Oui, désormais vous n'êtes pas seulement un alter Christus, un autre Christ ; mais bien plus vous êtes ipsus Christus, vous êtes le Christ lui-même, mystère admirable mais combien redoutable et terrifiant en même temps. Avec le sacrement de l'ordre, vous allez, en prononçant les paroles mêmes du Christ, consacrer le pain et le vin pour qu'Il devienne le Corps et le Sang du Christ. Vous allez ainsi offrir à Dieu le saint sacrifice, pardonner les péchés dans la confession sacramentelle, et exercer le ministère de l'enseignement de la doctrine au peuple. In iis quae sunt ad Deum : en tout ce qui se réfère à Dieu, et en cela seulement. Vous voyez que tout ce que vous êtes, tout ce que vous faites, tout ce que vous dites, ne vous appartient pas ; tout, absolument tout est donc une manifestation de l'amour de Dieu en votre faveur, et sans mérite aucun de votre part.

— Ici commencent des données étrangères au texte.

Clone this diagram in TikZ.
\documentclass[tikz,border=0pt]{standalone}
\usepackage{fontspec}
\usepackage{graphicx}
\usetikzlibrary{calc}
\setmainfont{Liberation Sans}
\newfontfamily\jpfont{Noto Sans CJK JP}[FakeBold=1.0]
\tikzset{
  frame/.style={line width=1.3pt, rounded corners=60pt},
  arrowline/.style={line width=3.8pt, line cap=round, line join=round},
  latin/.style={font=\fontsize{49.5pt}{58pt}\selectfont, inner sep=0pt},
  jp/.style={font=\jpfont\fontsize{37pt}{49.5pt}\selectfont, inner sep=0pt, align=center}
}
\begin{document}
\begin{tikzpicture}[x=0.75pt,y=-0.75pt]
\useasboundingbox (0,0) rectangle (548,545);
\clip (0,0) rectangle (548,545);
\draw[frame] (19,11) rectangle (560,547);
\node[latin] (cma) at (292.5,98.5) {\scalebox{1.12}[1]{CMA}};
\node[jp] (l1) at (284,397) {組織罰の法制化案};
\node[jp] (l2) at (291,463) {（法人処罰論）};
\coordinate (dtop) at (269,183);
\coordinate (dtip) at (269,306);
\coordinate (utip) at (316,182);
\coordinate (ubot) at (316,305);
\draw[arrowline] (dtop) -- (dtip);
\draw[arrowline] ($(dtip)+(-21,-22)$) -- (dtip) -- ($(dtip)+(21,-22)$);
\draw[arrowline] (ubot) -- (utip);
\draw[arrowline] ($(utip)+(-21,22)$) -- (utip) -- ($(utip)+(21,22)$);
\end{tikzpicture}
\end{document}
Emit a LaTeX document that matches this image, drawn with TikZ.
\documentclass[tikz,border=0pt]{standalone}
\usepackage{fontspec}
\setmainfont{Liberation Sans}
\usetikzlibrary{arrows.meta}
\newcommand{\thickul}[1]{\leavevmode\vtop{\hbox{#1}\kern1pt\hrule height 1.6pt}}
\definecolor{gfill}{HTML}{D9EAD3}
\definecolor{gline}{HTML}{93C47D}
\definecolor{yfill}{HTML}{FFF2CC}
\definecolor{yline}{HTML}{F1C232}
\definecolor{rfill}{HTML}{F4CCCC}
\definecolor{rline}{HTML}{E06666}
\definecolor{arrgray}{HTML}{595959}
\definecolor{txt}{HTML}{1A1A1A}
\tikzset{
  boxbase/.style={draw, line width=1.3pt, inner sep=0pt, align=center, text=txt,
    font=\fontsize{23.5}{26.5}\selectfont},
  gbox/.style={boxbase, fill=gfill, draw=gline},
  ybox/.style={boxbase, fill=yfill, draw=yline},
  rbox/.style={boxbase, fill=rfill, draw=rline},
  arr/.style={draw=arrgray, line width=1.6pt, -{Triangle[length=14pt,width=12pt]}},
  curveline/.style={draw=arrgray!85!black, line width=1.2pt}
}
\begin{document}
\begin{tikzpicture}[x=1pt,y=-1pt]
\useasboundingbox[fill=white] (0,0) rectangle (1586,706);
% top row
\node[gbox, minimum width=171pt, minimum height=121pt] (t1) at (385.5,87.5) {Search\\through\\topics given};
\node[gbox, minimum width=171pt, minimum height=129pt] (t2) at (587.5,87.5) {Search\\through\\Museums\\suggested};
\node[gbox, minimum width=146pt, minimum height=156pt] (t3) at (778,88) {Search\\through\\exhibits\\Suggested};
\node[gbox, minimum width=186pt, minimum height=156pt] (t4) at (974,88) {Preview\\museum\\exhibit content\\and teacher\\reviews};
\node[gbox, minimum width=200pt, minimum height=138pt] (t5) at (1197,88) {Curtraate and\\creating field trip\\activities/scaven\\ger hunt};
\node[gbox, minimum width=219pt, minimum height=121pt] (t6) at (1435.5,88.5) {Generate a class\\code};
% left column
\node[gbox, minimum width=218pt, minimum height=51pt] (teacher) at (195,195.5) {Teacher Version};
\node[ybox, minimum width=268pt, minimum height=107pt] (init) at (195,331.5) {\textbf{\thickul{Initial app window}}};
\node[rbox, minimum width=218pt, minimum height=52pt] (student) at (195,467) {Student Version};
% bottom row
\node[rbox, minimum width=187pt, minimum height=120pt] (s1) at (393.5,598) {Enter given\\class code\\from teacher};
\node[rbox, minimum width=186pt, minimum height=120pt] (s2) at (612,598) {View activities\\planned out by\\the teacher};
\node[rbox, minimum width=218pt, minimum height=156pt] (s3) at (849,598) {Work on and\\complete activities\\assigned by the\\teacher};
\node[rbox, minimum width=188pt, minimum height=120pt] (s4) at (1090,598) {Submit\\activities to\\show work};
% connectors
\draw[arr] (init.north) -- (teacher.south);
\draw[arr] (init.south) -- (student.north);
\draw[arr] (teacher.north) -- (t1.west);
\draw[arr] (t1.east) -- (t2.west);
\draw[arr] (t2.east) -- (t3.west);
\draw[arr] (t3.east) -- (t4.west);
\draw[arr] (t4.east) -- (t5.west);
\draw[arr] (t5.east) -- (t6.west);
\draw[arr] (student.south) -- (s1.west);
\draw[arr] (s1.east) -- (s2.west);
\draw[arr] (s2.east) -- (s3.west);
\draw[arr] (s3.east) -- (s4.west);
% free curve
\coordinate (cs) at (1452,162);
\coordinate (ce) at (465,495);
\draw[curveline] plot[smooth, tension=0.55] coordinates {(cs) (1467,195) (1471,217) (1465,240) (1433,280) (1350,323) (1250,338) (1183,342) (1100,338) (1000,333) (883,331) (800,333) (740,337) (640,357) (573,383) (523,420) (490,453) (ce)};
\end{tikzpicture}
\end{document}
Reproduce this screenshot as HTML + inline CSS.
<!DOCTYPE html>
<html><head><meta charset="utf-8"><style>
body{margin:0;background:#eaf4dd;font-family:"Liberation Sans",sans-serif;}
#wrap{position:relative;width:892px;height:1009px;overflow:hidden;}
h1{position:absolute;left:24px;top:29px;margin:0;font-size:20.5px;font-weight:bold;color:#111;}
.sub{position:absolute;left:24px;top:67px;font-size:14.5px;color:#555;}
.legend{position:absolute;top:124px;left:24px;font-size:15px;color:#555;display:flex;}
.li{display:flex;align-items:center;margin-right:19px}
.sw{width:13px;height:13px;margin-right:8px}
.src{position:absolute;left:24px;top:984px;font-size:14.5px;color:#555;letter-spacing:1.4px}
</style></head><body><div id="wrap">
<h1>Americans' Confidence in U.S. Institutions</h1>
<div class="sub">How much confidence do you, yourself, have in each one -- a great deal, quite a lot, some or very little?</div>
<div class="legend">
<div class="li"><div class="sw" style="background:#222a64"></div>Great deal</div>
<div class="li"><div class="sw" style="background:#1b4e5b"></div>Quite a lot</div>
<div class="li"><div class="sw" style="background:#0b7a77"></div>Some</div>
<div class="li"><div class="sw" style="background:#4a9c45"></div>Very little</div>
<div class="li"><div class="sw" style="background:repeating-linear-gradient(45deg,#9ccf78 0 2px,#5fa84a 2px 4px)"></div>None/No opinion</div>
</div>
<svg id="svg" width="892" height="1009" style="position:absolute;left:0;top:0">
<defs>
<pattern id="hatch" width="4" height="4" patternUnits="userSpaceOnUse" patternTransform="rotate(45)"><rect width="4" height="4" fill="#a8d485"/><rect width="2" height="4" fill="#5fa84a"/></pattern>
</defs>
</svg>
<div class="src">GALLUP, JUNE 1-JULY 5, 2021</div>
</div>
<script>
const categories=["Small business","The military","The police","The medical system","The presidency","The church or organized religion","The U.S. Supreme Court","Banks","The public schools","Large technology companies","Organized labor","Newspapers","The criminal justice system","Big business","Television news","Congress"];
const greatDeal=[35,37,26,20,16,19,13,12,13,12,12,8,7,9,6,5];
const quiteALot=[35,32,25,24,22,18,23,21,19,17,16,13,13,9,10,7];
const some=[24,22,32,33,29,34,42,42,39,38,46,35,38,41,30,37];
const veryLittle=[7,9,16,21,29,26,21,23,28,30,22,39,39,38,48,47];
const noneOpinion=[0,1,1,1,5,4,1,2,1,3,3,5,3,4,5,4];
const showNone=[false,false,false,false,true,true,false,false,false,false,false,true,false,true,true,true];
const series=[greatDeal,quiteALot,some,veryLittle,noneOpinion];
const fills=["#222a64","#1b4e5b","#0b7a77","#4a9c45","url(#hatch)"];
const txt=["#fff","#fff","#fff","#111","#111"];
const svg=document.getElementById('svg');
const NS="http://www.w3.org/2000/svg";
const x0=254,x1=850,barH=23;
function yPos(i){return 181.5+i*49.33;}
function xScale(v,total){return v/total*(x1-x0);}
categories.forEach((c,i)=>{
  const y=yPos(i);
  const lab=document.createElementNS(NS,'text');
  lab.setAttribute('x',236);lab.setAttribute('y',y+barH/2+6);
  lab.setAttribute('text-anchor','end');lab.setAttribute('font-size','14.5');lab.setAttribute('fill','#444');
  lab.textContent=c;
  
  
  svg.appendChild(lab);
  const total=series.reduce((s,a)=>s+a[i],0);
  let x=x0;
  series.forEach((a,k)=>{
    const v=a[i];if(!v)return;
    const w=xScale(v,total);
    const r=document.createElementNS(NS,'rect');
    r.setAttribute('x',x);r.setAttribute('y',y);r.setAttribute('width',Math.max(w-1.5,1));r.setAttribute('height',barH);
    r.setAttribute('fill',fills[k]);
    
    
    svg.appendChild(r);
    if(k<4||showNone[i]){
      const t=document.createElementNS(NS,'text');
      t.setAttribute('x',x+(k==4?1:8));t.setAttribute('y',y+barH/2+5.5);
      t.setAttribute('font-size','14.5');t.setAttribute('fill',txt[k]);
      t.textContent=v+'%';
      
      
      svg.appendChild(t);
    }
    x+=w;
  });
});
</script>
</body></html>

C'est pourquoi le prêtre doit être exclusivement un homme de Dieu : un saint, ou un homme qui aspire à la sainteté, quotidiennement adonné à la prière, à l'action de grâce et à la louange, et renonçant à briller dans des domaines où les autres chrétiens n'ont nul besoin de lui. Le prêtre n'est pas un psychologue, le prêtre n'est pas un sociologue, ni un anthropologue, ni un chercheur dans les centrales nucléaires, ni un homme politique. C'est un autre Christ, et je répète, il est vraiment ipse Christus, le Christ lui-même, destiné à soutenir et à éclairer les âmes de ses frères et sœurs, à conduire les hommes vers Dieu, et à leur ouvrir les trésors spirituels dont ils sont terriblement privés aujourd'hui.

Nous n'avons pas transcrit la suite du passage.